**Stated problem:**
Check each line of the listing below for the string "this", and copy the ones that have it.

— Start of Data to use —

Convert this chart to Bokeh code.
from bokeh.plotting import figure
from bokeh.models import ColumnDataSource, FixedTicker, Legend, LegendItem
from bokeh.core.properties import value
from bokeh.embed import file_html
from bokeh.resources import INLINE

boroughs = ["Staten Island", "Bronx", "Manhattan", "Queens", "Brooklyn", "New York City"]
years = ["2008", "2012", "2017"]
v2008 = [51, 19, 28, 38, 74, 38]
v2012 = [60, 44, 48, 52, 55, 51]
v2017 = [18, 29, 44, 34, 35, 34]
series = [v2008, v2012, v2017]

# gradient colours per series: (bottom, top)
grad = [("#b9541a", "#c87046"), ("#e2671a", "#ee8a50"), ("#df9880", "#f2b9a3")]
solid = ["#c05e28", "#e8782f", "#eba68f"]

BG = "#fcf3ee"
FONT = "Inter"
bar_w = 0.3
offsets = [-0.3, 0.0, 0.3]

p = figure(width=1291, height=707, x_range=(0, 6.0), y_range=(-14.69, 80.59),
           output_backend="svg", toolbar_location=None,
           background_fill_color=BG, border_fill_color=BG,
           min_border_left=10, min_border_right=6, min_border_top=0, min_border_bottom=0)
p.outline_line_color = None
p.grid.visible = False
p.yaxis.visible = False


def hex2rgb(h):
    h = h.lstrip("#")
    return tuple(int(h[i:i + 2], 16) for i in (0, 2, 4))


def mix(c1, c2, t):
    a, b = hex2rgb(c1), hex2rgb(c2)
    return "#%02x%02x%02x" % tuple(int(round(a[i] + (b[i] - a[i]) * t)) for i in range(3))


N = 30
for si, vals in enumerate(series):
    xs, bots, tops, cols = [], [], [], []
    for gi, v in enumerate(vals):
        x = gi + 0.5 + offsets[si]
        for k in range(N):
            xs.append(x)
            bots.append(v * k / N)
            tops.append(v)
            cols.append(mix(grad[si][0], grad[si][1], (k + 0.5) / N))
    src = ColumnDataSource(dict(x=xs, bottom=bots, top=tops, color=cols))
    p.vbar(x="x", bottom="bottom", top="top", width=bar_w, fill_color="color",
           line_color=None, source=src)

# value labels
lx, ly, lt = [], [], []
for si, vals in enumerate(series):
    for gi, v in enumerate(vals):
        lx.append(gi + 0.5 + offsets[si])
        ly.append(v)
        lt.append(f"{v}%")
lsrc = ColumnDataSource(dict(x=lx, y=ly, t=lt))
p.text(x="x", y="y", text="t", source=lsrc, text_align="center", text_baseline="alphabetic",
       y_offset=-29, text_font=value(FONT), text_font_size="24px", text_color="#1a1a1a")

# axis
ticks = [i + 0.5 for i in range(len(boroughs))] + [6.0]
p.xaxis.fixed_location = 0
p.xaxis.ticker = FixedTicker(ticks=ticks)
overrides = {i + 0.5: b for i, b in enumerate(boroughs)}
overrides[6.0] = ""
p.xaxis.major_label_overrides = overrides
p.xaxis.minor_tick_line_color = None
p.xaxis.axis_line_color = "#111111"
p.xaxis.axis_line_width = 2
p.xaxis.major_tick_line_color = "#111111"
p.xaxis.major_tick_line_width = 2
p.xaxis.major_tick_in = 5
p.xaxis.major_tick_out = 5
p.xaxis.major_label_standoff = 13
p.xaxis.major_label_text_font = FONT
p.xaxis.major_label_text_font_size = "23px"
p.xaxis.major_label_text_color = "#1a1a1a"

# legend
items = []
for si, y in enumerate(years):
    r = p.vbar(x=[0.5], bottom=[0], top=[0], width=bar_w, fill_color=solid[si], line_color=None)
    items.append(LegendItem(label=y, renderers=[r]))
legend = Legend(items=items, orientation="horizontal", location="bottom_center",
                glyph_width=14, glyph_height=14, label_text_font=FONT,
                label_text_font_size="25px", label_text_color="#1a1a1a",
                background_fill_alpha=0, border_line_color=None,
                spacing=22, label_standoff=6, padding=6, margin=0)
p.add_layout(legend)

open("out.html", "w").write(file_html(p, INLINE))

— End of Data to use —
— Start of Data to use —

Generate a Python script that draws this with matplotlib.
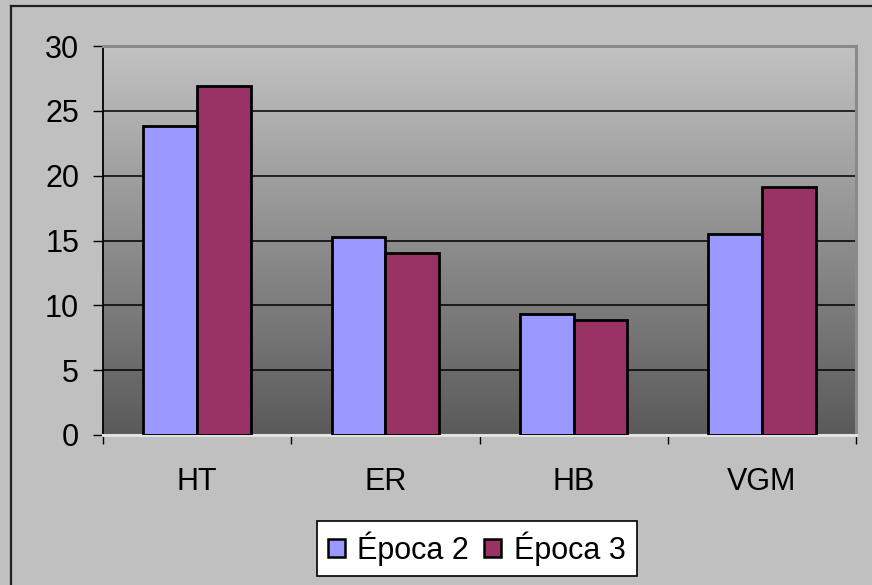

— End of Data to use —

**Task response:**
Convert this chart to Bokeh code.
Generate a Python script that draws this with matplotlib.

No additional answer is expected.